Aqui, além de trazer a importância de uma abordagem própria, singular, Saffioti também revela a centralidade da práxis em sua análise. O trabalho é, para ela, a categoria sociológica chave e é nas relações de produção que encontramos não só a desigualdade de classe social, como também de sexo e raça – termos utilizados por ela (Saffioti, 1976, p. 32). Ao falar sobre como seu interesse também não era semelhante ao da filósofa, de uma formulação universal – criticada, aliás, por ela – acentua o interesse de se debruçar sobre realidades específicas: da Europa, dos Estados Unidos e do Brasil. Para tanto, na parte I, “Mulher e capitalismo”, no subitem “A ‘solução’ feminista”, a autora apresenta algumas passagens dos movimentos de mulheres no contexto europeu e nos Estados Unidos. Curioso notar que Saffioti mantém a palavra “solução” entre aspas, o que já dá indícios dos limites nas disputas travadas pelo direito ao voto e pela igualdade na educação e no emprego ao final do século XIX e início do século XX, pelo que ela denominou de práxis feminista pequeno-burguesa, que não tinha no horizonte uma transformação estrutural da sociedade. Apenas para citar um trecho, ela afirma

Como o conteúdo revolucionário da práxis feminista pequeno-burguesa é dado pelas aspirações de ascensão social alimentadas sobretudo pelos estratos inferiores das camadas intermediárias da sociedade de classes, num esforço de expansão estrutural do sistema, não chega a pôr em xeque os fundamentos do status quo [...]( Saffioti, 1976SAFFIOTI, Heleieth I. B. A mulher na sociedade de classes. Mito e realidade. Petrópolis: Editora Vozes, 1976. , p. 131).

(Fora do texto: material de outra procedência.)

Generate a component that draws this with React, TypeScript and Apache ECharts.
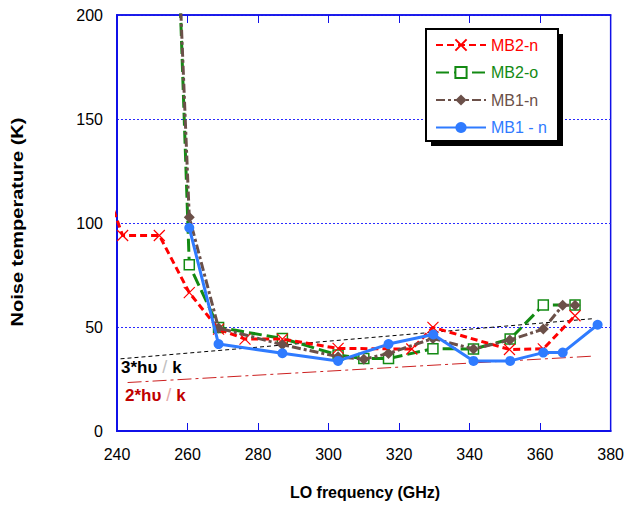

Também não poupa críticas às operárias americanas, as quais, na sua perspectiva, foram incapazes de enfrentar o racismo: “porque as americanas nunca se propuseram a resolver o problema do negro e sim tão somente o do escravo seriam, mais tarde, presas de sua própria estreiteza de visão” (ibidem, p. 123). Aqui, Saffioti apresenta um problema que perpassaria não apenas esse livro, mas toda a sua obra: a impossibilidade de pensar a emancipação humana dissociada da superação das desigualdades de classe social, sexo (e depois gênero) e raça. A respeito desse período histórico – muito bem analisado aliás por Ângela Davis em Mulheres, Raça e Classe [2016 (1981)], que aponta as confluências e contradições entre as lutas feminista e abolicionista – Saffioti afirma que as operárias resolveram seus problemas “por dentro do sistema”, dando-lhe “nova força e vigor”:

Para as operárias, porém, a questão não se resumia na obtenção das capacidades civis e políticas e no direito à instrução. Para quem trabalha até 10 horas da noite, recebendo ínfimos salários, a problemática feminina assume outros contornos. Eis por que elas enfrentam o frio glacial e suportam a fome para manter os piquetes de greve. Do mesmo modo que as operárias francesas, foram elas acossadas e maltratadas pela polícia. Suas aspirações, contudo, representavam um problema menor para os dirigentes da nação do que as das francesas para seu governo. Por isso acabam por se resolver no e pelo sistema, dando-lhe nova força e vigor ( Saffioti, 1976SAFFIOTI, Heleieth I. B. A mulher na sociedade de classes. Mito e realidade. Petrópolis: Editora Vozes, 1976. , p. 131).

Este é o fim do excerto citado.